Trois questions à Fadela Houari

La loi n° 2021-1754 du 23 décembre 2021 de financement de la sécurité sociale pour 2022 a généralisé le recours à l’intermédiation financière dans le versement des pensions alimentaires (IFPA), dont les conditions de mise en œuvre ont été précisées par le décret n° 2022-259 du 25 février 2022 et la circulaire n° JUSC2206763C du 28 février 2022.

Appliqué depuis le 1er mars 2022 à l’exécution des décisions judiciaires de divorce déjà rendues, le texte a vocation à être étendu, dès le 1er janvier 2023, à celle des autres décisions judiciaires, des conventions homologuées par le juge, des actes authentiques, des actes contresignés par un avocat ou des conventions ayant reçu force exécutoire de l’ODPF.

Maître Fadela Houari, avocate au barreau de Paris, membre de l’Institut du droit de la famille et du patrimoine (IDFP), alerte sur les dangers de cette intermédiation généralisée.

Qu’est-ce que l’intermédiation financière des pensions alimentaires ?

L’intermédiation financière consiste pour le parent débiteur d’une pension alimentaire à en verser mensuellement le montant à l’organisme débiteur des prestations familiales (la CAF) qui se charge de le reverser au parent créancier.
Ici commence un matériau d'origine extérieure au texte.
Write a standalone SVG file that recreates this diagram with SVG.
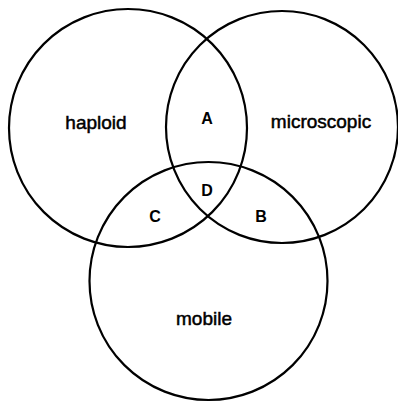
<svg xmlns="http://www.w3.org/2000/svg" width="398" height="403" viewBox="0 0 398 403">
<style>
.set{fill:none;stroke:#000;stroke-width:2.2}
.lbl{font-family:"Liberation Sans",Arial,sans-serif;font-size:19px;fill:#000;stroke:#000;stroke-width:0.5;text-anchor:middle}
.reg{font-family:"Liberation Sans",Arial,sans-serif;font-size:16px;font-weight:bold;fill:#000;text-anchor:middle}
</style>
<rect width="398" height="403" fill="#fff"/>
<g id="haploid">
<circle class="set" cx="128" cy="128" r="119"/>
<text class="lbl" x="96" y="129">haploid</text>
</g>
<g id="microscopic">
<circle class="set" cx="282" cy="127" r="116"/>
<text class="lbl" x="321" y="128">microscopic</text>
</g>
<g id="mobile">
<circle class="set" cx="208.5" cy="281" r="119"/>
<text class="lbl" x="204" y="325">mobile</text>
</g>
<g id="regions">
<text class="reg" x="207" y="124">A</text>
<text class="reg" x="207" y="196">D</text>
<text class="reg" x="155" y="222">C</text>
<text class="reg" x="261" y="222">B</text>
</g>
</svg>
Ce dispositif, prévu en cas d’impayé ou sur demande du créancier, est généralisé à l’ensemble des situations dans lesquelles une pension alimentaire est judiciairement fixée et concernera, dès 2023, les divorces extra-judiciaires. Ce dispositif est réputé prévenir les retards de paiement et les impayés en incitant au versement régulier et à bonne échéance de la pension alimentaire pour pacifier les relations parentales.

La réforme a fait passer un système, dit « d’opt-in » (IFPA sur décision du juge ou choix des parties), à un système, dit « d’opt-out » (IFPA systématique, sauf décision du juge ou choix contraire des parties). Le dispositif réserve deux dérogations à l’automaticité de l’intermédiation : les parents peuvent s’accorder pour refuser l’intermédiation, sauf en cas de violences conjugales ou familiales ; à titre exceptionnel, le juge peut, même d’office, écarter l’intermédiation financière s’il estime, par décision spécialement motivée, que la situation de l’une des parties (le débiteur n’habite pas en France, par ex.) est irrégulière ou que les modalités d’exécution de la contribution à l’entretien et à l’éducation de l’enfant (CEEE) sont incompatibles avec sa mise en place.

En outre, et en dépit du refus des parents, l’IFPA sera déployée lorsque, dans le cadre de l’instance conduisant à la décision de fixation ou de modification de la CEEE, l’une des parties aura produit une plainte déposée contre le parent débiteur pour des faits de menaces ou de violences sur le parent créancier ou l’enfant ; en cas de condamnation pénale prononcée à l’encontre du débiteur pour les mêmes faits ; en présence d’une décision de justice concernant le parent débiteur et mentionnant de telles menaces ou violences dans ses motifs ou son dispositif.
Le délit d’abandon de famille a été amendé afin de tenir compte de ce dispositif nouveau (C. pén., art. 227-3 et 227-4).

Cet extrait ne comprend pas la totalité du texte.